Safair is an airline based at the O.R. Tambo International Airport in Kempton Park, South Africa. It operates one of the world's largest fleets of civil Lockheed L-100 Hercules cargo aircraft.

History 
Safair Operations as it is known today was established in 1965. At the time it was known as Tropair (Pty) Ltd and was a general aviation charter company. In 1970 the company name changed to Safair Freighters (Pty) Ltd when the company was purchased by Safmarine and the new entity began operations on 18 March 1970. Its primary client in the 1980s was the South African Defence Force.

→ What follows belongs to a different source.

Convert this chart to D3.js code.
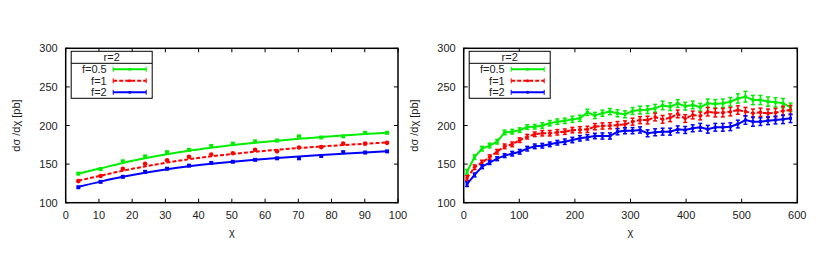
<!DOCTYPE html>
<html>
<head>
<meta charset="utf-8">
<script src="https://cdn.jsdelivr.net/npm/d3@7"></script>
<style>
  body { margin: 0; background: #fff; }
  svg text { font-family: "Liberation Sans", Arial, sans-serif; font-size: 11px; fill: #222; }
</style>
</head>
<body>
<svg id="chart" width="830" height="264"></svg>
<script>
// ---- data: left panel ----
const chiLeft = [3.8, 10.5, 17.2, 23.9, 30.5, 37.1, 43.8, 50.3, 57, 63.6, 70.2, 76.9, 83.5, 90.1, 96.7];
const leftF05 = [137.6, 143.6, 153.6, 160, 165.5, 168.5, 173.5, 176.5, 179.5, 180.5, 186, 184.5, 186, 190.5, 190.5];
const leftF1  = [128, 134.5, 144, 150.5, 155, 159.5, 162.5, 164, 168.5, 166.5, 171.5, 172, 176.5, 176.5, 177.5];
const leftF2  = [120, 127, 133.5, 140, 144, 148, 151.5, 153, 155.5, 157.5, 157.5, 160.5, 165.5, 165, 166.5];
// smooth curves drawn through the left panel (at the same chi)
const leftFitF05 = [137.6, 144.5, 151.5, 157.5, 162.8, 167.3, 171.2, 174.6, 177.6, 180.3, 182.8, 185, 187.1, 189, 190.7];
const leftFitF1  = [128.5, 135, 141.5, 147, 152, 156.3, 160, 163.2, 166, 168.5, 170.8, 172.8, 174.7, 176.4, 178];
const leftFitF2  = [120.5, 127.3, 133.5, 138.8, 143.3, 147.1, 150.4, 153.2, 155.7, 157.9, 159.9, 161.7, 163.4, 165, 166.5];

// ---- data: right panel ----
const chiRight = [6, 19.5, 33, 46.6, 60.1, 73.6, 87.2, 100.7, 114.2, 127.8, 141.3, 154.8, 168.4, 181.9,
  195.4, 209, 222.5, 236, 249.5, 263.1, 276.6, 290.1, 303.7, 317.2, 330.7, 344.3, 357.8, 371.3, 384.9,
  398.4, 411.9, 425.5, 439, 452.5, 466.1, 479.6, 493.1, 506.7, 520.2, 533.7, 547.3, 560.8, 574.3, 587.8];
const rightF05 = [140, 159, 170, 174, 179, 191, 192, 194, 198, 198.4, 200, 203, 205, 206, 208, 209.3,
  217, 213, 216, 218, 215.8, 214.5, 218.8, 220, 220.5, 222.3, 226, 224.4, 228.5, 225, 226.6, 223.6,
  228.8, 228, 228.8, 230.8, 235, 237.3, 233, 233, 231, 230, 229, 223.6];
const rightF1 = [132, 146, 152, 159, 166, 173, 175.6, 181, 185.5, 188.6, 190, 190, 191.2, 192, 194, 194.5,
  195, 198.5, 199.4, 199.7, 200.6, 201.5, 205, 207, 207, 211, 208, 210, 215, 209, 213.6, 212.3,
  217.9, 216.6, 216.6, 217.9, 220, 218, 215.8, 217, 215.8, 216.6, 219, 220];
const rightF2 = [124, 136, 146.6, 152, 157, 161, 163.5, 166, 170, 173, 173.8, 175.6, 177.7, 179, 181.2, 183.4,
  184.7, 186.4, 186.4, 186.4, 192, 193.3, 193.3, 194.2, 189.9, 191.2, 192, 192, 195, 194.2, 196.4, 197.7,
  195.1, 197.7, 197.7, 198.4, 201.9, 207.1, 205, 205, 206.2, 207.1, 208, 209.3];
// error bar half-widths
const errF05 = [3, 3, 3, 3, 3, 3, 3, 3, 3, 3, 3.5, 3.5, 3.5, 3.5, 4, 4, 4, 4, 4, 4, 4.5, 4.5, 4.5, 5,
  5, 5, 5.5, 5, 5, 5, 5, 5, 5.5, 5.5, 5.5, 5.5, 6, 7, 6, 6, 6, 6, 6, 5.5];
const errF1 = [3, 3, 3, 3, 3, 3, 3, 3, 3, 3, 3.5, 3.5, 3.5, 3.5, 3.5, 4, 4, 4, 4, 4, 4.5, 4.5, 4.5, 4.5,
  5, 5, 5, 5, 5, 5, 5, 5, 5.5, 5.5, 5.5, 5.5, 5.5, 5.5, 5.5, 5.5, 5.5, 5.5, 6, 6];
const errF2 = [3, 2.5, 2.5, 2.5, 2.5, 2.5, 3, 3, 3, 3, 3, 3, 3, 3.5, 3.5, 3.5, 3.5, 3.5, 4, 4, 4, 4, 4,
  4, 4.5, 4.5, 4.5, 4.5, 4.5, 4.5, 4.5, 5, 5, 5, 5, 5, 5, 5.5, 6, 5, 5, 5, 5.5, 5.5];

const yTicks = [100, 150, 200, 250, 300];
const xTicksLeft = [0, 10, 20, 30, 40, 50, 60, 70, 80, 90, 100];
const xTicksRight = [0, 100, 200, 300, 400, 500, 600];
const seriesNames = ["f=0.5", "f=1", "f=2"];
const legendTitle = "r=2";

const colors = ["#00ee00", "#ff0000", "#0000ff"];
const dashes = [null, "4,2", null];
const shapes = ["square", "circle", "square"];

const svg = d3.select("#chart");
const plotTop = 48.3, plotBottom = 202.7;

function drawPanel(x0, x1, xDomain, xTicks, xs, series, errs, fits) {
    const x = d3.scaleLinear().domain(xDomain).range([x0, x1]);
    const y = d3.scaleLinear().domain([100, 300]).range([plotBottom, plotTop]);
    const g = svg.append("g");

    series.forEach((vals, k) => {
        const pts = xs.map((c, i) => ({ x: c, y: vals[i], e: errs ? errs[k][i] : 0 }));
        // line: smooth curve if given, otherwise joins the points
        const linePts = fits ? xs.map((c, i) => ({ x: c, y: fits[k][i] })) : pts;
        g.append("path")
            .datum(linePts)
            .attr("fill", "none")
            .attr("stroke", colors[k])
            .attr("stroke-width", 2)
            .attr("stroke-dasharray", dashes[k])
            .attr("d", d3.line().curve(fits ? d3.curveMonotoneX : d3.curveLinear)
                .x(d => x(d.x)).y(d => y(d.y)));

        if (errs) {
            const eb = g.append("g").attr("stroke", colors[k]).attr("stroke-width", 1.5);
            pts.forEach(d => {
                eb.append("line").attr("x1", x(d.x)).attr("x2", x(d.x))
                    .attr("y1", y(d.y - d.e)).attr("y2", y(d.y + d.e));
                eb.append("line").attr("x1", x(d.x) - 2).attr("x2", x(d.x) + 2)
                    .attr("y1", y(d.y - d.e)).attr("y2", y(d.y - d.e));
                eb.append("line").attr("x1", x(d.x) - 2).attr("x2", x(d.x) + 2)
                    .attr("y1", y(d.y + d.e)).attr("y2", y(d.y + d.e));
            });
        }

        const sz = errs ? 3 : 4;
        if (shapes[k] === "square") {
            g.selectAll(null).data(pts).enter().append("rect")
                .attr("x", d => x(d.x) - sz / 2).attr("y", d => y(d.y) - sz / 2)
                .attr("width", sz).attr("height", sz).attr("fill", colors[k]);
        } else {
            g.selectAll(null).data(pts).enter().append("circle")
                .attr("cx", d => x(d.x)).attr("cy", d => y(d.y))
                .attr("r", sz / 2 + 0.3).attr("fill", colors[k]);
        }
    });

    // frame and ticks (gnuplot style: inward, mirrored)
    g.append("rect").attr("x", x0).attr("y", plotTop).attr("width", x1 - x0).attr("height", plotBottom - plotTop)
        .attr("fill", "none").attr("stroke", "#000").attr("stroke-width", 1.5);
    const tk = g.append("g").attr("stroke", "#000").attr("stroke-width", 1);
    xTicks.forEach(t => {
        tk.append("line").attr("x1", x(t)).attr("x2", x(t)).attr("y1", plotBottom).attr("y2", plotBottom - 4);
        tk.append("line").attr("x1", x(t)).attr("x2", x(t)).attr("y1", plotTop).attr("y2", plotTop + 4);
    });
    yTicks.forEach(t => {
        tk.append("line").attr("x1", x0).attr("x2", x0 + 4).attr("y1", y(t)).attr("y2", y(t));
        tk.append("line").attr("x1", x1).attr("x2", x1 - 4).attr("y1", y(t)).attr("y2", y(t));
    });

    g.selectAll(null).data(xTicks).enter().append("text")
        .attr("x", d => x(d)).attr("y", 219).attr("text-anchor", "middle").text(d => d);
    g.selectAll(null).data(yTicks).enter().append("text")
        .attr("x", x0 - 8).attr("y", d => y(d) + 4).attr("text-anchor", "end").text(d => d);

    g.append("text").attr("x", (x0 + x1) / 2).attr("y", 236).attr("text-anchor", "middle").text("χ");
    g.append("text")
        .attr("transform", `translate(${x0 - 46},${(plotTop + plotBottom) / 2}) rotate(-90)`)
        .attr("text-anchor", "middle").text("dσ /dχ [pb]");

    // legend
    const lx = x0 + 5.5, ly = 51.3, lw = 81, lh = 47;
    g.append("rect").attr("x", lx).attr("y", ly).attr("width", lw).attr("height", lh)
        .attr("fill", "#fff").attr("stroke", "#000").attr("stroke-width", 1);
    g.append("line").attr("x1", lx).attr("x2", lx + lw).attr("y1", ly + 12).attr("y2", ly + 12)
        .attr("stroke", "#000").attr("stroke-width", 1);
    g.append("text").attr("x", lx + lw / 2).attr("y", ly + 10).attr("text-anchor", "middle").text(legendTitle);
    seriesNames.forEach((name, k) => {
        const yy = ly + 18 + k * 11.5;
        g.append("text").attr("x", lx + 35.5).attr("y", yy + 4).attr("text-anchor", "end").text(name);
        const s = g.append("g").attr("stroke", colors[k]).attr("stroke-width", 2);
        s.append("line").attr("x1", lx + 42).attr("x2", lx + 75).attr("y1", yy).attr("y2", yy)
            .attr("stroke-dasharray", dashes[k]);
        s.append("line").attr("x1", lx + 42).attr("x2", lx + 42).attr("y1", yy - 2.5).attr("y2", yy + 2.5).attr("stroke-width", 1);
        s.append("line").attr("x1", lx + 75).attr("x2", lx + 75).attr("y1", yy - 2.5).attr("y2", yy + 2.5).attr("stroke-width", 1);
        s.append("circle").attr("cx", lx + 58.5).attr("cy", yy).attr("r", 1.5).attr("fill", colors[k]).attr("stroke", "none");
    });
}

drawPanel(65.7, 398, [0, 100], xTicksLeft, chiLeft, [leftF05, leftF1, leftF2], null,
    [leftFitF05, leftFitF1, leftFitF2]);
drawPanel(463.7, 797.3, [0, 600], xTicksRight, chiRight, [rightF05, rightF1, rightF2], [errF05, errF1, errF2], null);
</script>
</body>
</html>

Safair is wholly owned by ASL Aviation Group Ltd based in Dublin, Ireland, a subsidiary of the Belgian group Compagnie Maritime Belge. Humanitarian Aid and Relief operations has always been Safair's "niche" market. Safair assists aid and relief agencies such as the United Nations, World Food Programme, and the International Committee of the Red Cross in delivering much needed humanitarian aid to stricken regions on the African continent as well as other areas in the world where such assistance is required. 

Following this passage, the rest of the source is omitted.